Algorithmic differentiation and vertex elimination on computational hypergraphs.

Keywords

Abstract

Algorithmic differentiation is a numerical method for computing derivatives of functions defined by computer codes. It systematically applies the chain rule to the operations executed during a program evaluation, typically represented by a directed acyclic graph. The vertices of this graph correspond to intermediate scalar values computed and stored during the program execution, and edges represent the data dependencies between these values. The process of accumulating derivatives involves successively eliminating vertices in a specific order within this graph. While the graph model captures perfectly the situation where the program executes scalar-valued operations with one or two input scalars, it does not immediately allow for raising the abstraction to a coarser level.
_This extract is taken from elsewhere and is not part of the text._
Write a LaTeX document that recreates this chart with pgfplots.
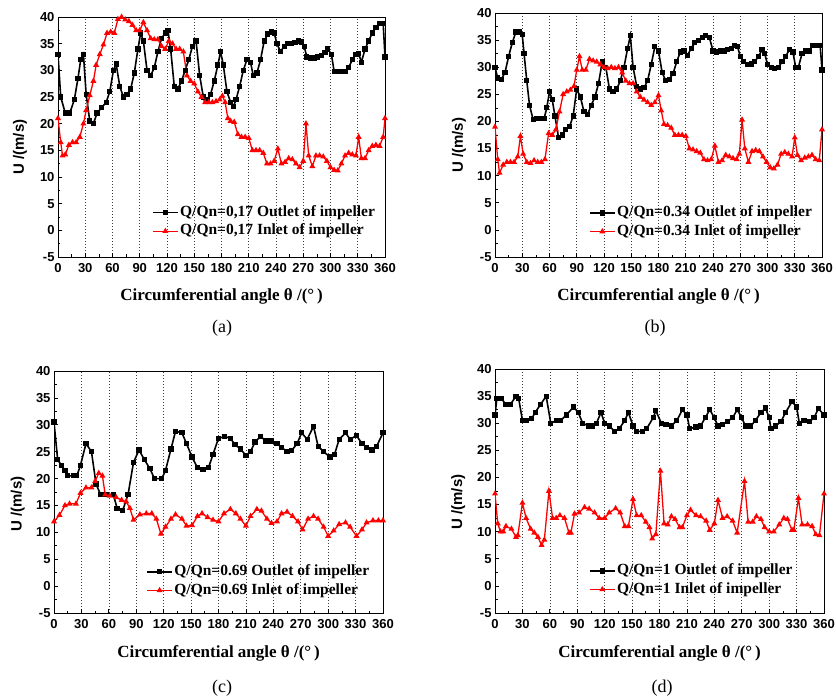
\documentclass[border=0pt]{standalone}
\usepackage{pgfplots}
\pgfplotsset{compat=1.18}
\usepackage{fontspec}
\setmainfont{Liberation Serif}
\newfontfamily\sansf{Liberation Sans}
\newcommand\tickfont{\sansf\bfseries\fontsize{13bp}{15bp}\selectfont}
\newcommand\legfont{\rmfamily\bfseries\fontsize{15.5bp}{17bp}\selectfont}
\newcommand\xlabfont{\rmfamily\bfseries\fontsize{17bp}{19bp}\selectfont}
\newcommand\ylabfont{\sansf\bfseries\fontsize{15bp}{17bp}\selectfont}
\newcommand\subfont{\rmfamily\fontsize{18bp}{20bp}\selectfont}
\pgfplotsset{
  myax/.style={
    scale only axis, width=327bp, height=242bp,
    xmin=0, xmax=360, ymin=-5, ymax=40,
    xtick={0,30,...,360}, ytick={-5,0,...,40},
    minor x tick num=1, minor y tick num=1,
    tick align=inside, xtick pos=lower, ytick pos=left,
    xmajorgrids, major x grid style={black!75, line width=0.6bp, dash pattern=on 1bp off 2bp},
    /pgf/number format/assume math mode=true,
    tick label style={font=\tickfont},
    xticklabel style={yshift=-3bp},
    axis line style={line width=0.9bp},
    major tick length=4bp, minor tick length=2.5bp,
    every tick/.style={black, line width=0.7bp},
    xlabel={Circumferential angle θ /(°\,)},
    ylabel={U /(m/s)},
    xlabel style={font=\xlabfont, at={(axis description cs:0.5,-0.163)}, anchor=center},
    ylabel style={font=\ylabfont, anchor=center},
    legend cell align=left,
    legend style={draw=none, fill=none, font=\legfont, anchor=north west, inner sep=0pt, row sep=1bp,
      nodes={inner sep=1.5bp, text height=11bp, text depth=3.5bp}},
    legend image code/.code={\draw[mark repeat=2,mark phase=2] plot coordinates {(0bp,0bp)(12.5bp,0bp)(25bp,0bp)};},
  },
  blk/.style={black, line width=1.6bp, mark=square*, mark size=1.8bp, mark options={solid}},
  rd/.style={red, line width=1.3bp, mark=triangle*, mark size=2.2bp, mark options={solid}},
}
\begin{document}
\begin{tikzpicture}
\useasboundingbox (0,0) rectangle (836bp,-700bp);
% (a)
\begin{axis}[myax, at={(58bp,-17bp)}, anchor=north west, height=240bp,
  ylabel style={at={(axis description cs:-0.116,0.458)}},
  legend style={at={(0.287,0.222)}}]
\addplot[blk] coordinates {(0,33)(3,25)(8,22)(13,22)(18,24.5)(22,28.5)(25,32)(28,33)(31,25.5)(35,20.5)(39,20)(43,22)(48,23)(53,24)(57,26)(61,30)(64,31.2)(68,27)(72,25)(76,25.5)(80,26.5)(84,29.5)(88,34)(91,37)(94,35.5)(98,30)(102,29)(106,30.5)(110,33.5)(114,36)(118,37)(121,37.5)(124,34)(128,27)(132,26.5)(136,28)(140,30)(144,32)(148,34.5)(152,35.5)(156,29)(160,25)(164,24.5)(168,25.5)(172,28)(176,31)(179,33.5)(182,31)(186,26)(190,24)(193,23.2)(196,24.5)(200,27)(204,30)(208,32)(212,31.5)(215,29)(219,29.5)(223,32)(227,35.5)(231,36.8)(235,37.2)(238,37)(241,35)(245,33.5)(249,34.5)(253,35)(257,35)(261,35.2)(265,35.5)(268,35.3)(271,34.5)(274,32.5)(278,32.3)(282,32.3)(286,32.5)(290,32.8)(294,33.3)(297,34)(301,33)(304,29.8)(308,29.8)(312,29.8)(316,29.8)(320,30.5)(324,32)(328,33)(331,33.2)(334,31.5)(338,34)(342,35.5)(346,37)(350,38)(354,38.8)(358,38.8)(360,32.5)};
\addlegendentry{Q/Qn=0,17 Outlet of impeller}
\addplot[rd] coordinates {(0,21)(3,16.5)(5,14)(8,14.2)(12,16)(16,16.5)(20,16.5)(24,17.5)(28,20)(31,22.5)(35,25.3)(39,28)(42,31)(46,33)(50,34.8)(54,37)(58,37.2)(62,37)(66,39.6)(70,40)(74,39.5)(78,39.2)(82,38.5)(86,37.5)(90,37.5)(94,39)(98,37.5)(102,36)(106,35.8)(110,35.8)(114,34.5)(118,34)(122,35.5)(126,35)(130,34)(134,34)(138,33.5)(142,29)(146,28)(150,27.5)(154,26)(158,25)(162,24)(166,24)(170,24)(174,24.2)(178,24.5)(181,25.2)(184,24)(187,21)(190,20.5)(194,20.3)(198,18)(202,17.5)(206,17.5)(210,17.3)(214,15)(218,15)(222,15)(226,14.5)(230,12.5)(234,12.5)(238,13)(242,15.3)(246,12.5)(250,12.8)(254,13.5)(258,13.3)(262,12.5)(266,11.8)(270,13)(273,20)(276,14)(280,12)(284,14)(288,14)(292,13.8)(296,13)(300,11.8)(304,11.3)(308,11.2)(312,12.5)(316,14)(320,14.5)(324,14.2)(328,14)(331,17.5)(334,13.5)(338,13.5)(342,15)(346,15.8)(350,16)(354,15.8)(358,17.5)(360,21)};
\addlegendentry{Q/Qn=0,17 Inlet of impeller}
\end{axis}
% (b)
\begin{axis}[myax, at={(495bp,-13bp)}, anchor=north west, height=244bp,
  ylabel style={at={(axis description cs:-0.11,0.458)}},
  legend style={at={(0.287,0.217)}}]
\addplot[blk] coordinates {(0,30)(3,28)(7,27.8)(11,29)(15,32)(19,34.5)(23,36.5)(27,36.5)(30,36)(32,32.5)(35,27.5)(38,23)(42,20.3)(46,20.5)(50,20.5)(54,20.5)(57,22.5)(60,25.5)(63,24)(66,21)(70,17)(74,17.5)(78,18.5)(82,19)(86,21)(90,26)(94,24.5)(98,21.8)(102,21.3)(106,23)(110,24.5)(114,27)(118,31)(122,30)(126,26)(130,25.5)(134,26)(138,27.5)(142,30)(146,33.5)(149,35.8)(152,30)(156,26.5)(160,26)(164,26.2)(168,27.5)(172,30.5)(176,33.8)(180,33)(184,29)(188,27.5)(192,27.8)(196,28.8)(200,31)(204,32.8)(208,33)(212,32.2)(216,33.5)(220,34.5)(224,35)(228,35.5)(232,35.8)(236,35.5)(240,33)(244,32.8)(248,33)(252,33)(256,33.2)(260,33.5)(264,34)(267,33.8)(270,32)(274,31)(278,30.5)(282,30.6)(286,31)(290,32)(294,33.2)(297,32.5)(300,30.5)(304,30)(308,29.8)(312,30)(316,31)(320,32)(324,33.2)(328,32.8)(331,30)(334,30)(338,32.5)(342,33)(346,33)(350,34)(354,34)(358,34)(360,29.5)};
\addlegendentry{Q/Qn=0.34 Outlet of impeller}
\addplot[rd] coordinates {(0,19)(3,13)(5,10.5)(9,12)(13,12.5)(17,12.5)(21,12.5)(25,13.5)(28,17.3)(31,14)(35,12.5)(39,12.3)(43,12.8)(47,12.5)(51,12.5)(55,13)(59,17.8)(63,17.5)(67,18.5)(71,21.8)(75,25)(79,25.5)(83,25.8)(87,26.5)(90,29.5)(93,32)(96,29.5)(100,29.5)(104,31.5)(108,31.2)(112,31)(116,30.5)(120,30)(124,29.8)(128,30)(132,29.8)(136,30)(140,29)(144,27.5)(148,27)(152,27)(156,25.5)(160,24.5)(164,24)(168,23.5)(172,23)(176,23.5)(180,24.8)(183,22)(186,19.5)(190,19.3)(194,18.8)(198,17.5)(202,17.5)(206,17.5)(210,17.3)(214,15)(218,14.8)(222,14.5)(226,14.2)(230,13)(234,12.8)(238,13)(242,15.5)(246,12.5)(250,12.8)(254,13.8)(258,13.5)(262,13.2)(266,13)(269,14)(272,20.3)(275,15)(279,12.5)(283,14.5)(287,14.7)(291,14.5)(295,13.5)(299,12.5)(303,11.5)(307,11.3)(311,12)(315,14)(319,14.3)(323,14)(327,13.5)(330,17)(333,13.8)(337,12.8)(341,13.3)(345,13.5)(349,13.8)(353,13)(357,12.8)(360,18.5)};
\addlegendentry{Q/Qn=0.34 Inlet of impeller}
\end{axis}
% (c)
\begin{axis}[myax, at={(54bp,-371bp)}, anchor=north west, width=329bp, height=242bp,
  ylabel style={at={(axis description cs:-0.11,0.45)}},
  xlabel style={at={(axis description cs:0.5,-0.165)}},
  legend style={at={(0.28,0.207)}}]
\addplot[blk] coordinates {(0,30.5)(4,23.5)(8,22.5)(12,21.5)(15,20.5)(21,20.5)(25,20.5)(29,22.5)(35,26.5)(41,25)(46,19)(51,17)(57,17)(65,17)(69,14.5)(75,14)(81,17)(87,23)(93,25.3)(99,23.5)(105,21.8)(110,20)(118,20)(122,21.5)(128,25.5)(133,28.8)(140,28.5)(145,26.5)(151,24)(157,22)(163,21.7)(169,22)(174,24.5)(180,27.5)(187,27.8)(193,27.5)(198,26.3)(204,25.5)(210,24.3)(215,25)(220,26.8)(226,27.8)(232,27)(238,27)(244,26.5)(249,25.8)(255,25)(260,25.2)(266,26.5)(271,28.5)(277,27.3)(284,29.7)(289,26)(295,25)(302,24)(307,24.5)(312,27.3)(319,28.5)(324,27.3)(331,28)(337,26.5)(342,25.8)(348,25.3)(353,26)(360,28.5)};
\addlegendentry{Q/Qn=0.69 Outlet of impeller}
\addplot[rd] coordinates {(0,12)(6,13.2)(12,15)(17,15.3)(24,15.3)(29,17.3)(35,18.3)(41,18.3)(45,19.5)(49,21)(53,20.5)(56,17)(61,16.8)(68,16.5)(74,16)(79,15.7)(83,14.5)(87,12.3)(94,13.3)(101,13.5)(107,13.5)(112,12.5)(117,9.7)(122,11)(128,12.5)(133,13.3)(140,12.5)(145,11.2)(151,11.3)(157,13)(162,13.5)(168,12.8)(174,12.3)(180,12)(186,13.5)(193,14.3)(199,13.5)(204,12.5)(210,11.2)(215,13)(222,14.3)(227,14)(233,12.5)(238,11.7)(244,12)(249,13.5)(255,13.8)(261,13)(267,12)(272,10.5)(278,12.5)(284,13)(289,12.5)(295,11)(300,9.3)(306,10.3)(312,11.5)(319,11.8)(324,11)(331,9.3)(337,10.5)(342,11.8)(349,12.2)(355,12.2)(360,12.2)};
\addlegendentry{Q/Qn=0.69 Inlet of impeller}
\end{axis}
% (d)
\begin{axis}[myax, at={(495bp,-369bp)}, anchor=north west, width=329bp, height=244bp,
  ylabel style={at={(axis description cs:-0.112,0.455)}},
  xlabel style={at={(axis description cs:0.5,-0.164)}},
  legend style={at={(0.285,0.209)}}]
\addplot[blk] coordinates {(0,31.5)(2,34.5)(7,34.5)(12,33.5)(17,33.5)(23,35)(26,34.5)(30,30.5)(34,30.5)(40,30.8)(44,32)(50,33.5)(56,35)(61,30)(67,30.5)(72,30.5)(78,31.5)(86,33)(91,32)(96,30)(102,29.5)(107,29.5)(111,30)(116,32)(120,30)(125,29.5)(131,28.5)(136,29)(142,30.5)(146,32)(151,29.5)(155,28.5)(161,28.5)(166,29)(173,31)(176,32.3)(182,30)(187,29.8)(193,29.5)(199,30.5)(205,32.5)(210,31.5)(213,29)(220,29.3)(225,29.5)(230,31)(235,32.5)(240,31)(244,29.5)(249,29.8)(254,30.3)(260,31)(265,32.5)(270,31)(274,29.5)(280,29.5)(285,30.5)(291,32)(296,32.8)(300,31)(302,29)(307,29.5)(313,30.3)(318,32)(325,34)(330,33)(333,30)(338,30.5)(344,30.3)(349,31)(354,32.7)(360,31.5)};
\addlegendentry{Q/Qn=1 Outlet of impeller}
\addplot[rd] coordinates {(0,17)(3,11.5)(6,10)(9,10)(12,11)(18,10.5)(23,9)(25,9.3)(30,15.3)(34,12.5)(39,10.5)(43,9.8)(47,9)(51,7.5)(54,8.5)(59,17.5)(63,12.5)(67,12.5)(71,13)(76,12.5)(81,9.8)(83,9.8)(87,13.3)(92,13.5)(98,14.5)(103,14.2)(109,13.5)(114,12.5)(120,12.5)(125,13.5)(132,14.3)(137,13.5)(142,11)(146,11)(151,16)(155,13)(160,13)(165,11.8)(169,10.8)(172,8.7)(176,9.5)(181,21.2)(185,11.5)(189,11.3)(193,12.8)(197,12.3)(202,10.8)(205,10.8)(210,13)(214,14)(220,13)(225,12.8)(231,12)(235,10.3)(240,11.5)(244,15.8)(249,12.5)(254,12.8)(260,12)(265,9.8)(273,19.3)(277,11.8)(282,11.8)(286,12.8)(291,12.3)(295,10.8)(300,10)(305,10)(311,11.3)(316,12.5)(320,12.3)(325,10.3)(327,10.3)(332,16.2)(336,11.3)(342,11.3)(347,11)(351,9.5)(355,9.3)(360,17)};
\addlegendentry{Q/Qn=1 Inlet of impeller}
\end{axis}
\node[font=\subfont] at (222bp,-328bp) {(a)};
\node[font=\subfont] at (655bp,-328bp) {(b)};
\node[font=\subfont] at (222bp,-688bp) {(c)};
\node[font=\subfont] at (662bp,-688bp) {(d)};
\end{tikzpicture}
\end{document}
The major contribution of this article is a novel combinatorial model that is capable of representing algorithmic differentiation for more general operations. Specifically, the model accommodates operations with multiple-input and multiple-output relations as well as intermediate values that are non-scalar. The new combinatorial model is based on computational hypergraphs, a novel class of directed hypergraphs where vertices represent non-scalar intermediate values and hyperedges correspond to operations involving multiple inputs and outputs-essentially, subroutines. Accumulating derivatives then corresponds to vertex elimination within these computational hypergraphs. In contrast to the graph model, the new elimination rules in the hypergraph model differ.